A partnership is a type of business structure where two or more parties work together without setting up a limited company.

A partnership is a type of business structure where two or more parties work together without setting up a limited company.

Partnerships generally operate in a similar way to sole traders – they are simpler to set up, and do not have many of the requirements that limited companies do. On the downside, business partnerships usually come with unlimited liability, meaning that the partners will be financially responsible for any debts against the partnership, putting them personally at risk of bankruptcy or insolvency.

However, it is possible to set up a Limited Liability Partnership (LLP), which offers the same protections that a limited company would.

There are very few limitations on becoming a partner in a business – as long as each partner is over 18, they can be a part of that partnership. Limited companies can also be partners.

Setting up a business partnership

Most business partnerships do not need to be registered with Companies House. All you need to do is choose a name for the partnership, choose the “nominated partner” (the partner who will manage tax returns and business records) and register the partnership with HMRC.

However, if you are setting up a limited liability partnership, it will need to be registered with Companies House. To do this, you will need to specify at least two “designated partners” – they take on more responsibilities than other members, similar to the nominated partner in other business partnerships.

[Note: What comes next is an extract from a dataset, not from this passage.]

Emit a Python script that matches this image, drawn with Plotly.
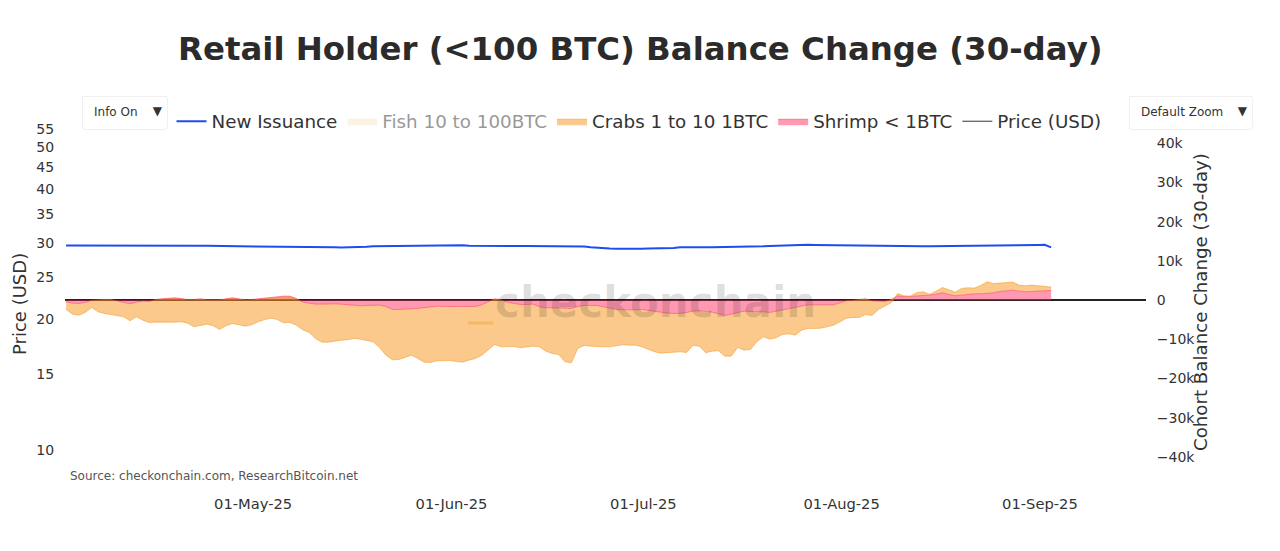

You will also need to draw up an LLP agreement, which will specify, among other things, the responsibilities of members, how profits are shared, and how members can leave or join the partnership. It may be worth seeking legal advice when putting together this agreement.

You can also see our Limited Companies section for advice on registering with Companies House.

Partnership agreements

If you are not forming an LLP, you do not need to draw up a partnership agreement – in fact, you could be considered to be in a partnership even if you and your partners have not made any sort of written or verbal agreement.

However, it is worth setting up a partnership agreement if you are forming a partnership, as it will give you and your partners more control over what you can do in the partnership.

For example, under the Partnership Act 1890, it is impossible to remove current members from the partnership, or add members without consent from all members – for example, if your partner wanted to leave the partnership and you wanted to replace them with someone else, you would need to dissolve the current partnership and create a new one.

Without a partnership agreement to say otherwise, any profits earned by the company are shared equally by all partners, regardless of how much time or investment each partner puts into the business.